Bridenstine later said that Boeing, the prime contractor for the SLS, was looking to accelerate its work.
“I am confident we can get to that first launch in 2020 for SLS and actually fly the crew capsule around the moon,” Bridenstine said at the space council meeting.
NASA’s current schedule sets 2023 for the first flight of Orion with astronauts aboard. A moon landing would not occur until 2028, almost a decade from now.
At present, the space agency plans to first build a small outpost orbiting the moon, called Gateway. Astronauts would travel between the outpost and the lunar surface.
“Ladies and gentleman, that is just not good enough,” Pence said of the timeline, laid out in budget documents weeks ago. “We are better than that.”
Lockheed Martin, which is building the Orion capsule, said in a statement Tuesday that it could help put astronauts on the moon by 2024 with an incomplete version of Gateway.
Pence and other critics point out that only eight years elapsed between President John F. Kennedy’s famous announcement in 1961 of a plan to reach the moon and the landing of Apollo 11.
Pence raised the specter of China, which landed this year on the moon's far side and is also hoping to land astronauts on the moon in the 2020s.
He also fretted over the cost of relying on Russia, which has provided transportation for NASA astronauts to the International Space Station since the retirement of the space shuttles in 2011.
“We’re also racing against our worst enemy,” Pence said. “Complacency.”
Pence said Bridenstine had developed a plan to get back to the moon. But how this could be accomplished by the end of 2024 was far from clear.
NASA, for instance, has not started work on a lunar lander nor issued any contracts to commercial companies to work on one.
Pence said the astronauts would land near the lunar south pole, where water ice exists in eternally shadowed craters, adding to the technical complexity.
The 1960s Apollo program was given sizable financial resources to achieve its ambitious goals. The NASA budget this year is $21.5 billion, its largest in years. But the Trump administration has proposed trimming that to $21 billion next year and then providing annual 1 percent increases.
Although Pence lauded the work of the Marshall Space Flight Center, which leads NASA’s rocket development, he also made clear that the agency should shift to alternatives if those are quicker and cheaper.
“If a commercial company can deliver a rocket or a lunar lander or any other capability faster at a lower cost to the taxpayer than the status quo, NASA needs to have the authority and the courage to change course quickly and decisively to achieve that goal,” Pence said.

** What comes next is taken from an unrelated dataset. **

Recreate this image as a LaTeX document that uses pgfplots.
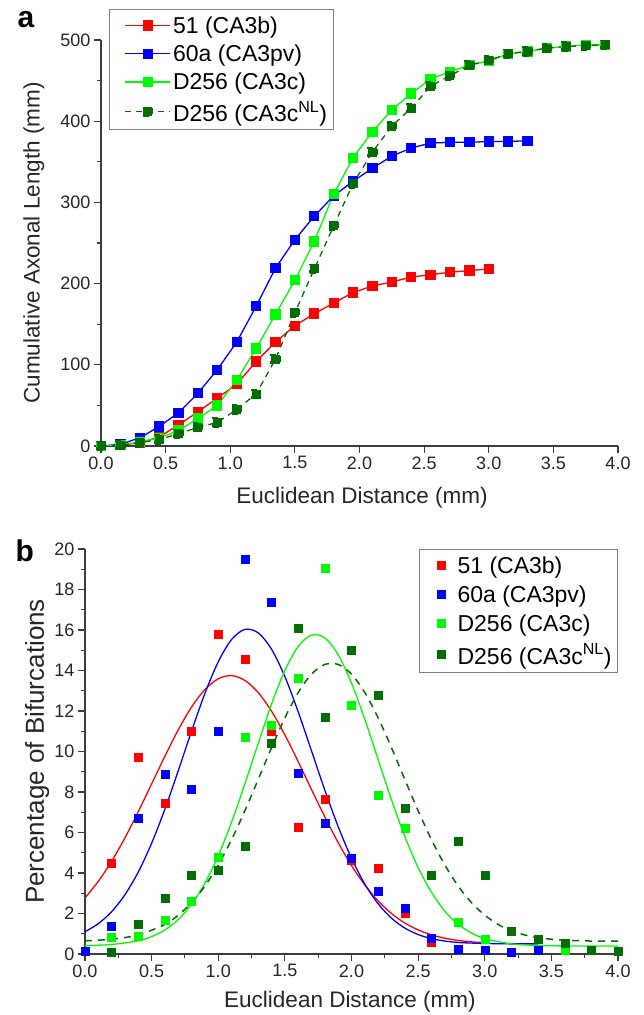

He said he was challenging everyone in America’s space effort to “think bigger, fail smarter and work harder than ever before.”
While the moon landings of the 1960s and 1970s were successful, NASA has since been criticized for overlooking risks that led to the loss of two space shuttles, Challenger in 1986 and Columbia in 2003. Fourteen astronauts died in those failures.
Daniel L. Dumbacher, executive director of the American Institute of Aeronautics and Astronautics, said that NASA has over the years become too cautious.
“NASA needs to be allowed to fail,” he said in an interview. “You don’t do exploration without failure.”
Dumbacher, who once served as a top NASA official and helped lead early development of Orion and the Space Launch System, said the agency must be willing to defend its engineers when failures do occur.
One of the options under consideration for putting the SLS back on schedule is to skip a series of test firings of the rocket’s first stage.
Dumbacher said he did not have the data to decide when that would be a smart trade-off to make, but “I think it’s worth taking a good hard look at it.”
At the same meeting, members of the National Space Council proposed other ideas separate from the discussion about returning to the moon.
Kelvin Droegemeier, the science adviser to President Donald Trump, talked of nuclear powered rockets that would more efficiently propel people through the solar system.
Transportation Secretary Elaine Chao announced the publication of 580 pages of proposed streamlined regulations for the launching and re-entry of spacecraft, a key concern of rocket companies like SpaceX.